First we had to find him. If the government found him first, he would probably have to go to jail for going AWOL.
Dad had just poured the coffee when Jerry and Denise came through the back door. They told us about all the phone calls they had made and all the places they had looked for Dan.
The phone rang. Mom started. Dad looked toward the hall. It rang again. “I'll get it,” he said.
“Listen, son,” we heard Dad say into the telephone, “everything's all right. I talked to your recruiting officer, and he said you can ship out tomorrow. He understands about cold feet. You're not in trouble with the law, not yet. There's still time to set things right. . . . No, son, we're not mad. Maybe a little disappointed . . . Straighten up, Dan! Be a man! Now, listen, I'm going to wire you some money. Make sure you're on the next flight to San Francisco.”
Dad returned to the kitchen. “He's okay! He's coming home. He just lost his nerve is all. He took the Greyhound bus to Vancouver, Washington, and was about to cross over to Vancouver, Canada, when he lost his nerve again.”
“We raised him right,” said Mom. “He has a conscience.”
“Let's hope so,” said Dad. He returned to the phone to dial Western Union.
The big question was in all our minds, although no one spoke it: Would Dan use the money Dad wired him to fly home, or would he use it to start a new life in Canada?
Dad took off work, and I didn't go to school. My parents, Denise, Jerry, and I all got into the Oldsmobile with Dan to see him off at the Oakland train station. Nobody said much on the drive across the bay. We were all bleary-eyed from staying up most of the night. Dan's flight from Vancouver had gotten into San Francisco at eight a.m., and Dad had gone over to the airport to pick him up. Now we were running late for Dan's ten o'clock train departure to Fort Riley. We had to park several blocks away because hundreds of other families had already arrived to drop their boys off.
We stood around with only a few minutes to spare before Dan had to board the train. Denise and Jerry were holding hands. In the early hours of the morning, Denise had told Jerry she was returning to Cal as an English major in January, and Jerry had told Denise that he had redirected his dissertation to “Making Meaning of Psychoanalysis through the Women's Movement.” With my parents' help, they had talked things out and had decided to get back together.

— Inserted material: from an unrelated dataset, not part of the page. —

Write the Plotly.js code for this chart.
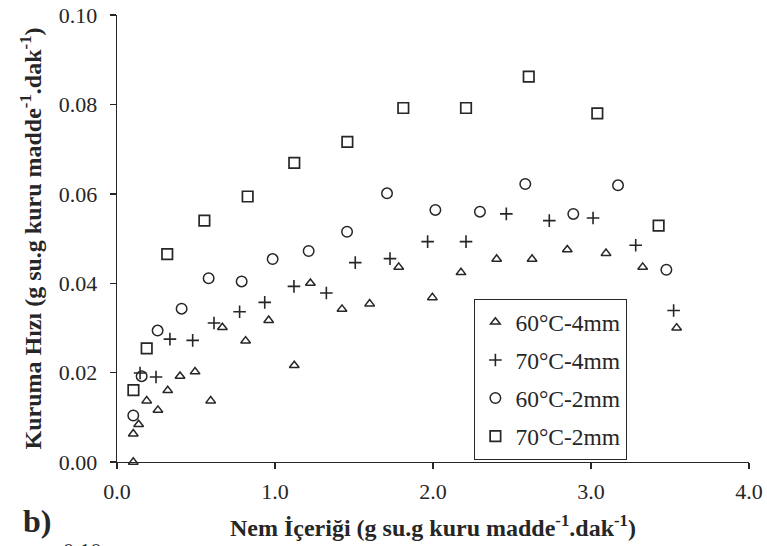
<!DOCTYPE html>
<html>
<head>
<meta charset="utf-8">
<script src="https://cdn.plot.ly/plotly-3.0.1.min.js"></script>
<style>
html,body{margin:0;padding:0;background:#fff;}
#chart{width:767px;height:546px;}
</style>
</head>
<body>
<div id="chart"></div>
<script>
// 60°C-4mm (triangles)
const x60_4 = [0.103,0.103,0.137,0.188,0.259,0.321,0.399,0.494,0.593,0.667,0.814,0.960,1.122,1.224,1.424,1.599,1.783,1.996,2.177,2.403,2.627,2.850,3.095,3.327,3.542];
const y60_4 = [0.0000,0.0063,0.0084,0.0137,0.0116,0.0160,0.0192,0.0202,0.0137,0.0301,0.0271,0.0317,0.0216,0.0400,0.0342,0.0354,0.0436,0.0368,0.0424,0.0454,0.0454,0.0475,0.0467,0.0436,0.0300];
// 70°C-4mm (plus)
const x70_4 = [0.146,0.247,0.335,0.479,0.614,0.776,0.935,1.120,1.325,1.508,1.728,1.966,2.209,2.464,2.736,3.013,3.283,3.523];
const y70_4 = [0.0199,0.0190,0.0275,0.0272,0.0311,0.0336,0.0357,0.0393,0.0378,0.0446,0.0455,0.0493,0.0493,0.0555,0.0540,0.0546,0.0485,0.0339];
// 60°C-2mm (circles)
const x60_2 = [0.103,0.156,0.257,0.409,0.580,0.789,0.985,1.213,1.456,1.709,2.015,2.297,2.584,2.888,3.171,3.477];
const y60_2 = [0.0104,0.0192,0.0294,0.0343,0.0411,0.0404,0.0454,0.0472,0.0515,0.0601,0.0564,0.0560,0.0622,0.0555,0.0619,0.0430];
// 70°C-2mm (squares)
const x70_2 = [0.104,0.188,0.318,0.553,0.827,1.122,1.458,1.812,2.209,2.606,3.040,3.428];
const y70_2 = [0.0161,0.0254,0.0465,0.0540,0.0594,0.0669,0.0716,0.0792,0.0792,0.0862,0.0780,0.0529];

const seriesNames = ['60°C-4mm','70°C-4mm','60°C-2mm','70°C-2mm'];
const xTickVals = [0,1,2,3,4];
const yTickVals = [0,0.02,0.04,0.06,0.08,0.10];

const ink = '#262626';
function tr(x, y, name, symbol, size, group, lw) {
  return {
    type: 'scatter', mode: 'markers', x: x, y: y, name: name,
    legendgroup: group, cliponaxis: false,
    marker: {symbol: symbol, size: size, color: ink, line: {color: ink, width: lw}}
  };
}
const data = [
  tr(x60_4, y60_4, seriesNames[0], 'triangle-up-open', 8.5, 'a', 1.5),
  tr(x70_4, y70_4, seriesNames[1], 'cross-thin-open', 9, 'b', 1.6),
  tr(x60_2, y60_2, seriesNames[2], 'circle-open', 10.5, 'c', 1.5),
  tr(x70_2, y70_2, seriesNames[3], 'square-open', 10.5, 'd', 1.7)
];

const serif = "'Liberation Serif', serif";
const layout = {
  width: 767, height: 546,
  margin: {l: 117, r: 18, t: 15, b: 83.5},
  paper_bgcolor: '#fff', plot_bgcolor: '#fff',
  font: {family: serif, color: ink, size: 22},
  showlegend: true,
  legend: {
    x: 0.565, y: 0.365, xanchor: 'left', yanchor: 'top',
    bordercolor: ink, borderwidth: 1.3, bgcolor: '#fff',
    font: {family: serif, size: 23.5, color: ink},
    tracegroupgap: 4.5, itemwidth: 30
  },
  xaxis: {
    range: [0, 4], tickvals: xTickVals, tickformat: '.1f',
    showgrid: false, zeroline: false, showline: true,
    linecolor: ink, linewidth: 1.4, ticks: 'outside', ticklen: 6, tickwidth: 1.4, tickcolor: ink,
    tickfont: {family: serif, size: 22, color: ink}, ticklabelstandoff: 3,
    title: {text: '<b>Nem İçeriği (g su.g kuru madde<sup>-1</sup>.dak<sup>-1</sup>)</b>',
            font: {family: serif, size: 24, color: ink}, standoff: 16}
  },
  yaxis: {
    range: [0, 0.10], tickvals: yTickVals, tickformat: '.2f',
    showgrid: false, zeroline: false, showline: true,
    linecolor: ink, linewidth: 1.4, ticks: 'outside', ticklen: 6, tickwidth: 1.4, tickcolor: ink,
    tickfont: {family: serif, size: 22, color: ink}, ticklabelstandoff: 8,
    title: {text: '<b>Kuruma Hızı (g su.g kuru madde<sup>-1</sup>.dak<sup>-1</sup>)</b>',
            font: {family: serif, size: 24, color: ink}, standoff: 10}
  },
  annotations: [
    {text: '<b>b)</b>', xref: 'paper', yref: 'paper', x: -0.127, y: -0.133,
     xanchor: 'center', yanchor: 'middle', showarrow: false,
     font: {family: serif, size: 32, color: ink}},
    {text: '0.10', xref: 'paper', yref: 'paper', x: -0.055, y: -0.1665,
     xanchor: 'center', yanchor: 'top', showarrow: false,
     font: {family: serif, size: 22, color: ink}}
  ]
};
Plotly.newPlot('chart', data, layout, {displayModeBar: false, staticPlot: true});
</script>
</body>
</html>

Now I could see that Mom was trying hard not to cry. Dad delivered his pep talk to Dan in a steady, strong voice. “We're proud of you, son. You're doing the right thing. When Uncle Sam calls you up, you've got to serve, no questions asked. You'll come out of this thing okay, God willing.”
I stared hard at my brother, burning his face into my memory,
thinking of Jimmy Howe disappearing into the darkness at the top of our stairs.
It was time. We gave Dan last-minute hugs, and then he boarded the train. We thought that was the last we'd see of him, but then his face appeared at an upper-deck window. He spotted us and broke into a wide, forlorn grin. I waved so furiously it felt like my hand might fly off my wrist. Dan looked right at me and splayed two fingers. Peace.